Further, I think that some people on here really don't understand the concept of social inequality. It's like white people who think it's "not fair" that they can't say the n-word, they don't even realize that that's because them saying the n-word has a totally different context. Now, I think cheating is wrong for everyone so that doesn't really apply to that. But to those discussing sexism, you need to realize that it's not a tit-for-tat thing when one group makes all the rules and gets all the power.

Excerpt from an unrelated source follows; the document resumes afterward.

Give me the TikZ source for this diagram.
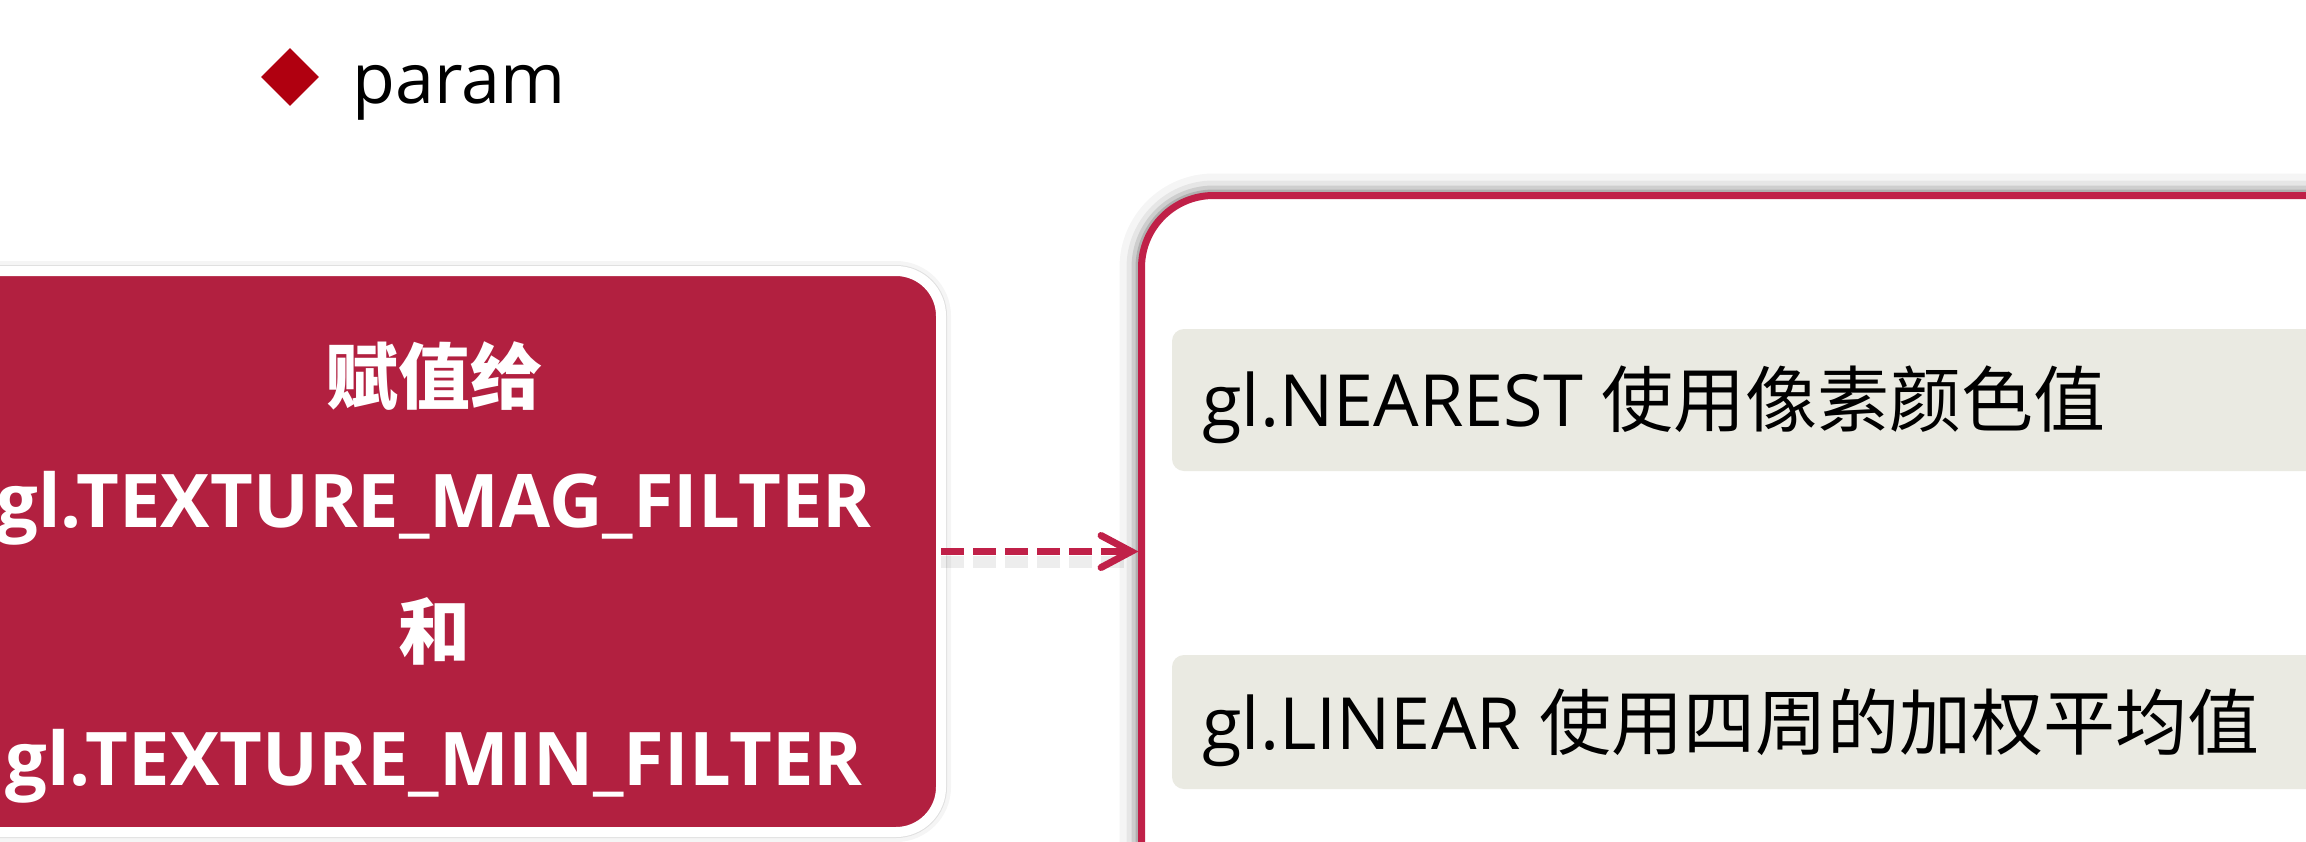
\documentclass[tikz,border=0pt]{standalone}
\usepackage{fontspec}
\setmainfont{Open Sans}
\newfontfamily\cjk{Noto Sans CJK SC}
\usetikzlibrary{arrows.meta,shapes.geometric}
\definecolor{boxred}{RGB}{178,32,64}
\definecolor{linered}{RGB}{192,32,72}
\definecolor{diamondred}{RGB}{176,0,16}
\definecolor{barfill}{RGB}{234,234,226}
\begin{document}
\begin{tikzpicture}[x=0.5pt,y=-0.5pt,
  bullet/.style={diamond, fill=diamondred, minimum width=29pt, minimum height=29pt, inner sep=0pt},
  titletext/.style={font=\fontsize{35pt}{40pt}\selectfont, anchor=base west, inner sep=0pt},
  redbox/.style={rectangle, rounded corners=22.5pt, fill=boxred, draw=white, line width=5pt,
    inner sep=0pt, outer sep=0pt,
    preaction={draw=black, opacity=0.04, line width=10pt},
    preaction={draw=black!12, line width=6pt}},
  whitebox/.style={rectangle, rounded corners=36pt, fill=white, draw=linered, line width=3.5pt,
    inner sep=0pt, outer sep=0pt,
    preaction={draw=black, opacity=0.04, line width=22pt},
    preaction={draw=black, opacity=0.06, line width=15pt},
    preaction={draw=black, opacity=0.10, line width=10pt},
    preaction={draw=black, opacity=0.14, line width=6pt}},
  graybar/.style={rectangle, rounded corners=6pt, fill=barfill, inner sep=0pt, outer sep=0pt},
  boxtext/.style={font=\bfseries\fontsize{36pt}{40pt}\selectfont, text=white, anchor=base, inner sep=0pt},
  boxlatin/.style={boxtext, font=\bfseries\fontsize{37pt}{40pt}\selectfont},
  bartext/.style={font=\fontsize{36pt}{40pt}\selectfont, text=black, anchor=base west, inner sep=0pt},
  flow/.style={draw=linered, line width=3.5pt, dash pattern=on 11.5pt off 4.5pt,
    -{Straight Barb[length=15pt,width=16pt,line cap=round]}, shorten >=1.5pt},
  flowshadow/.style={draw=black, opacity=0.07, line width=6pt, dash pattern=on 11.5pt off 4.5pt, shorten >=6pt}
]
\useasboundingbox (0,0) rectangle (2306,841);
\fill[white] (0,0) rectangle (2306,841);

% heading
\node[bullet] (bul) at (290,77) {};
\node[titletext] (param) at (352,103) {param};

% left red box
\node[redbox, minimum width=505.5pt, minimum height=280.5pt] (red) at (435.5,551.5) {};
\node[boxtext] (l1) at (434,403) {\cjk 赋值给};
\node[boxlatin] (l2) at (434,527) {gl.TEXTURE\_MAG\_FILTER};
\node[boxtext] (l3) at (434,658) {\cjk 和};
\node[boxlatin] (l4) at (434,785) {gl.TEXTURE\_MIN\_FILTER};

% right white box
\node[whitebox, minimum width=679.25pt, minimum height=402.25pt] (right) at (1820.75,597.75) {};

% gray bars
\node[graybar, minimum width=614pt, minimum height=71pt] (bar1) at (1786,400) {};
\node[graybar, minimum width=614pt, minimum height=67pt] (bar2) at (1786,722) {};
\node[bartext] (t1) at (1202,426) {gl.NEAREST {\cjk 使用像素颜色值}};
\node[bartext] (t2) at (1202,749) {gl.LINEAR {\cjk 使用四周的加权平均值}};

% connector
\draw[flowshadow] ([yshift=-5pt]red.east) -- ([yshift=-5pt]red.east -| right.west);
\draw[flow] (red.east) -- (red.east -| right.west);
\end{tikzpicture}
\end{document}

Did all of you actually watch this film all the way through? If so, you are complete idiots and totally missed the point of the film. In the end, she regrets leaving her husband, even asks him if he would ever take her back. He says no and she goes back to the guy she was cheating with. The new and exciting relationship she thought he was getting when she left her husband had become boring. She is pathetic and broken... the feeling one gets is that she is an idiot and made a huge mistake. The last scene is her alone -- she's not going to be completely fulfilled by any man.
Not sure what movie you guys were watching but she is not portrayed as a saint... I actually really didn't like her character at all and was yelling at my TV that she was an idiot.
I dont know if this has already been mentioned, but in Midnight in Paris we sort of empathise with owen wilson for cheating on his fiance just because shes a bit of a moody b****
Also what about Along Came Polly? She came along after Ben Stiller's wife left him for a grody dude, and we are sympathetic to him not her. There are countless examples.